Ghost Towns – in the broader sense, any form that even vaguely resembles a settlement or a house and breathes history – every pile of stones, every crooked hut or still inhabited place is quickly declared a ghost town. This is irritating. With time, however, one understands and appreciates this unusual way of dealing with history. After all, none of the places is older than 150 years, none has been inhabited for more than 100 years. The compulsion to change one’s place of residence, to leave one’s house and farm and start anew elsewhere was much greater than in Europe. Traditions and ways of life therefore had a much shorter lifespan.
Almost all Ghost Towns are abandoned mining and western towns. The fate of these towns was closely linked to the economic success of the mines. When the mineral resources were exhausted, the place was abandoned and the people left. An impressive example is the fate of the town of Rhyolite near Death Valley in Nevada. It is the story of a classic boomtown. After two gold miners stumbled upon a large gold deposit in the desert, one of them, in a whiskey frenzy, revealed the location of the find and within a few weeks the town of Rhyolite emerged from a makeshift camp. After three years, over ten thousand people lived in the town. When the ore deposits were exhausted a few years later, the exodus began.
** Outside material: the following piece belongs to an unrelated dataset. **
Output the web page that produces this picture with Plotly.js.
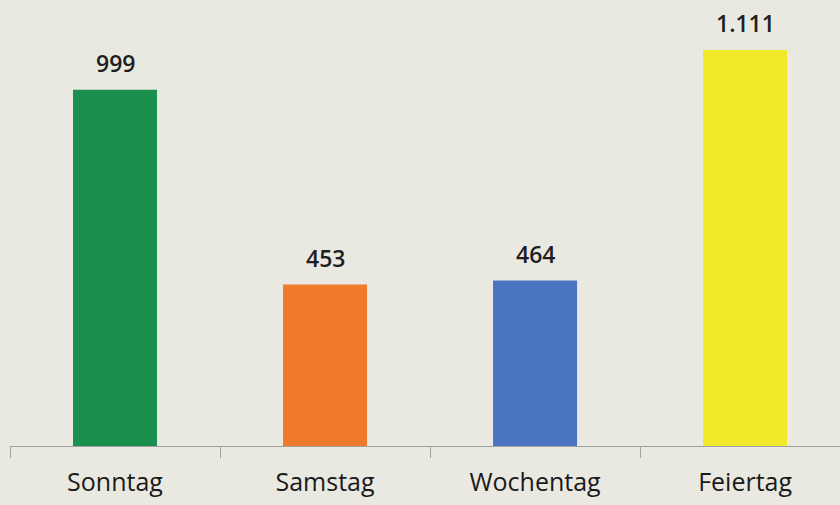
<!DOCTYPE html>
<html><head><meta charset="utf-8">
<script src="https://cdn.plot.ly/plotly-3.0.1.min.js"></script>
<style>html,body{margin:0;padding:0;background:#e9e9e1;}</style>
</head><body>
<div id="chart" style="width:840px;height:505px;"></div>
<script>
const categories = ["Sonntag", "Samstag", "Wochentag", "Feiertag"];
const values = [999, 453, 464, 1111];
const valueLabels = ["999", "453", "464", "1.111"];
const barColors = ["#1a8f4e", "#f07a2c", "#4a74bf", "#f0ea2a"];

const annotations = categories.map((c, i) => ({
  x: c, y: values[i], text: valueLabels[i],
  showarrow: false, yanchor: "bottom", yshift: 9,
  font: {family: "Open Sans", size: 23, color: "#1e1e1e", weight: 600}
}));

Plotly.newPlot("chart", [{
  type: "bar",
  x: categories,
  y: values,
  marker: {color: barColors},
  hoverinfo: "none"
}], {
  width: 840, height: 505,
  margin: {l: 10, r: 0, t: 0, b: 59},
  paper_bgcolor: "#e9e9e1",
  plot_bgcolor: "#e9e9e1",
  bargap: 0.6,
  showlegend: false,
  annotations: annotations,
  xaxis: {
    range: [-0.5, 3.452],
    showline: true, linecolor: "#a0a0a0", linewidth: 1,
    ticks: "outside", tickson: "boundaries", ticklen: 11, tickcolor: "#a0a0a0",
    ticklabelstandoff: 14,
    tickfont: {family: "Open Sans", size: 25, color: "#1a1a1a"},
    showgrid: false, zeroline: false
  },
  yaxis: {
    range: [0, 1251],
    visible: false, showgrid: false, zeroline: false
  }
}, {staticPlot: true});
</script>
</body></html>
Get out, happiness lies elsewhere – the people packed all their belongings and took their houses with them, because wood was scarce and expensive. Today, only the concrete skeleton of the bank and the schoolhouse remain in the desert.
The futile search for mineral resources and wealth knows many stories and you encounter them in every place. There is one particular town, however, whose stories are inexhaustible: Bodie. Many houses are still in the same condition as the inhabitants left them. Dust covers the tables and maps in the saloon, glasses lie on books as if the inhabitants had left only yesterday.
Why some of the places have survived as Ghost Towns is often thanks to their last inhabitants, who took care of the town’s legacy. In Bodie, one of the remaining residents bought house after house and protected them from decay; in Gold Point, Ora Mae Wiley preserved their stories.
The photographs of the 19 Ghost Towns were taken for the book „Ghost Towns of the American West“ and during an assignment for Smithsonian Magazine in the western states California, Nevada, Utah, Colorado, Arizona and New Mexico.